** What to work on **
Take the lines of the data below from the very first through the line containing "plt.rcParams['font.family'] = ['Liberation" and output them exactly, pictures excluded.

** Provided material **
[Begin]

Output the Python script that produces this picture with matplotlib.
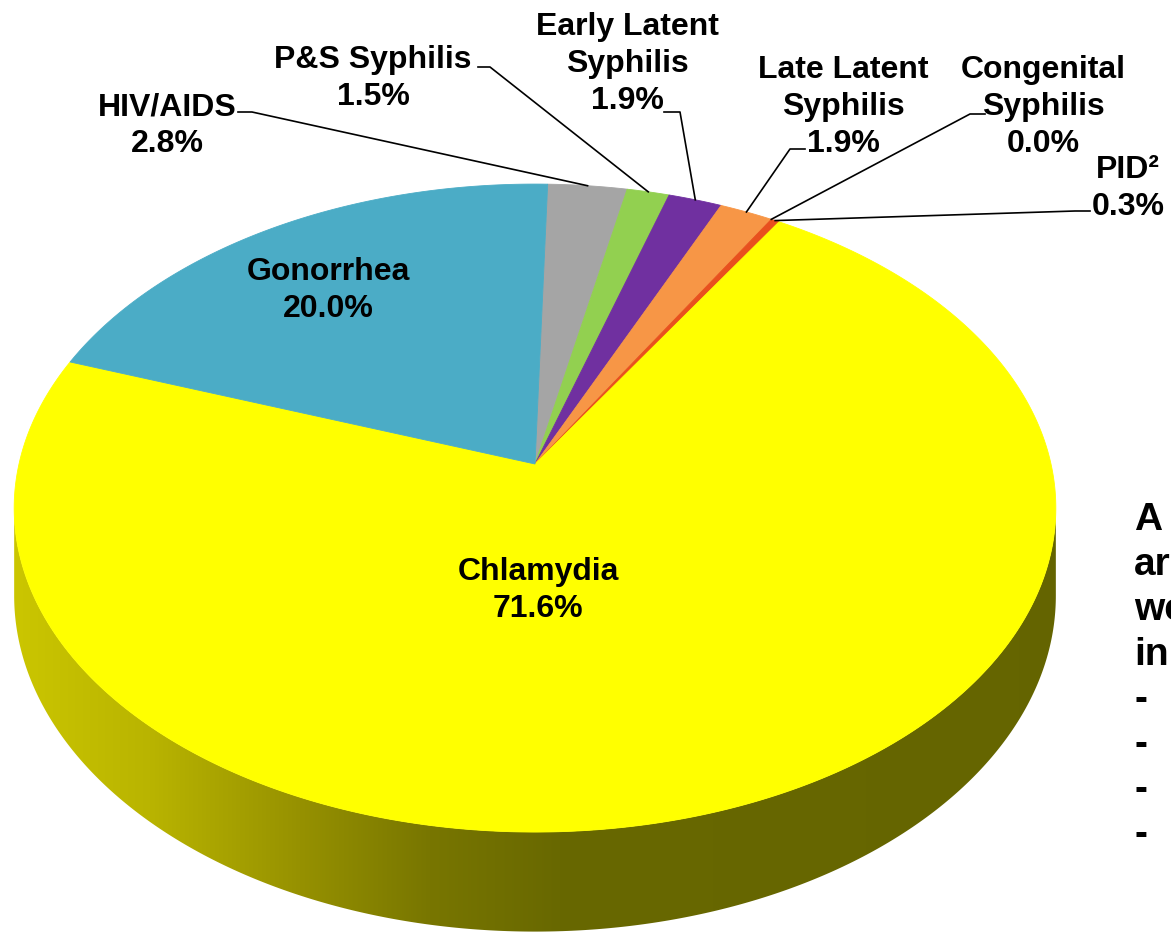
import numpy as np
import matplotlib.pyplot as plt
from matplotlib.patches import Polygon

plt.rcParams['font.family'] = ['Liberation Sans', 'DejaVu Sans']

# slices in clockwise order, starting just left of 12 o'clock
names = ['HIV/AIDS', 'P&S Syphilis', 'Early Latent\nSyphilis', 'Late Latent\nSyphilis',
         'Congenital\nSyphilis', 'PID\u00b2', 'Chlamydia', 'Gonorrhea']
pcts = [2.8, 1.5, 1.9, 1.9, 0.0, 0.3, 71.6, 20.0]
colors = ['#A5A5A5', '#92D050', '#7030A0', '#F79646', '#C0504D', '#E8501E', '#FFFF00', '#4BACC6']

# cut-off text at the right edge of the slide
side_note = ['A', 'are', 'were', 'in', '-', '-', '-', '-']

# label placement (pixels): centre x, baseline of first line
label_x = [167, 373, 627, 843, 1043, 1128, 538, 328]
label_y = [115, 68, 35, 78, 78, 178, 580, 280]
# leader lines: text end, elbow, y of the short horizontal piece
leader = [(238, 252, 113), (478, 490, 68), (664, 680, 113), (805, 790, 150),
          (985, 970, 115), (1090, 1075, 212), None, None]

W, H = 1171, 937
CX, CY = 535, 465          # apex of the pie
RX, RY, PERSP = 516, 318, 0.136
DEPTH = 86
START = 88.4


def top_xy(theta):
    t = np.radians(theta)
    s = 1 / (1 + PERSP * np.sin(t))
    return CX + RX * np.cos(t) * s, CY - RY * np.sin(t) * s


fig = plt.figure(figsize=(W / 100, H / 100), dpi=100)
ax = fig.add_axes([0, 0, 1, 1])
ax.set_xlim(0, W)
ax.set_ylim(H, 0)
ax.axis('off')

# side of the cylinder (front half only), shaded left to right
tl = 180 + np.degrees(np.arcsin(PERSP))
tr = 360 - np.degrees(np.arcsin(PERSP))
th = np.linspace(tl, tr, 400)
xs, ys = top_xy(th)
yb = ys + DEPTH / (1 + PERSP * np.sin(np.radians(th)))
side = Polygon(np.column_stack([np.r_[xs, xs[::-1]], np.r_[ys, yb[::-1]]]),
               closed=True, fc='none', ec='none')
ax.add_patch(side)

stop_x = [0, 150, 300, 430, 560, W]
stop_c = np.array([[205, 200, 0], [185, 180, 0], [150, 145, 0],
                   [120, 118, 0], [104, 104, 0], [100, 100, 0]]) / 255
px = np.arange(W)
grad = np.stack([np.interp(px, stop_x, stop_c[:, k]) for k in range(3)], axis=-1)[None, :, :]
im = ax.imshow(grad, extent=[0, W, H, 0], aspect='auto', interpolation='bilinear')
im.set_clip_path(side)
ax.set_xlim(0, W)
ax.set_ylim(H, 0)

# top surface
ang = np.array(pcts) / sum(pcts) * 360
edges = START - np.concatenate([[0], np.cumsum(ang)])
for i in range(len(pcts)):
    a0, a1 = edges[i], edges[i + 1]
    if a0 == a1:
        continue
    t = np.linspace(a0, a1, max(int(abs(a0 - a1) * 2), 3))
    xs, ys = top_xy(t)
    ax.add_patch(Polygon(np.column_stack([np.r_[CX, xs], np.r_[CY, ys]]), closed=True,
                         fc=colors[i], ec=colors[i], lw=0.6))

# labels and leader lines
for i, name in enumerate(names):
    lines = name.split('\n') + ['%.1f%%' % pcts[i]]
    for j, ln in enumerate(lines):
        ax.text(label_x[i], label_y[i] + j * 37, ln, ha='center', va='baseline',
                fontsize=23, fontweight='bold', color='black')
    if leader[i] is not None:
        x0, x1, yl = leader[i]
        mx, my = top_xy((edges[i] + edges[i + 1]) / 2)
        ax.plot([x0, x1, mx], [yl, yl, my], color='black', lw=1.2)

for k, s in enumerate(side_note):
    ax.text(1134, 530 + k * 45, s, ha='left', va='baseline', fontsize=28,
            fontweight='bold', color='black')

fig.savefig('out.png', dpi=100)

[End]

** Output below **
Output the Python script that produces this picture with matplotlib.
import numpy as np
import matplotlib.pyplot as plt
from matplotlib.patches import Polygon

plt.rcParams['font.family'] = ['Liberation Sans', 'DejaVu Sans']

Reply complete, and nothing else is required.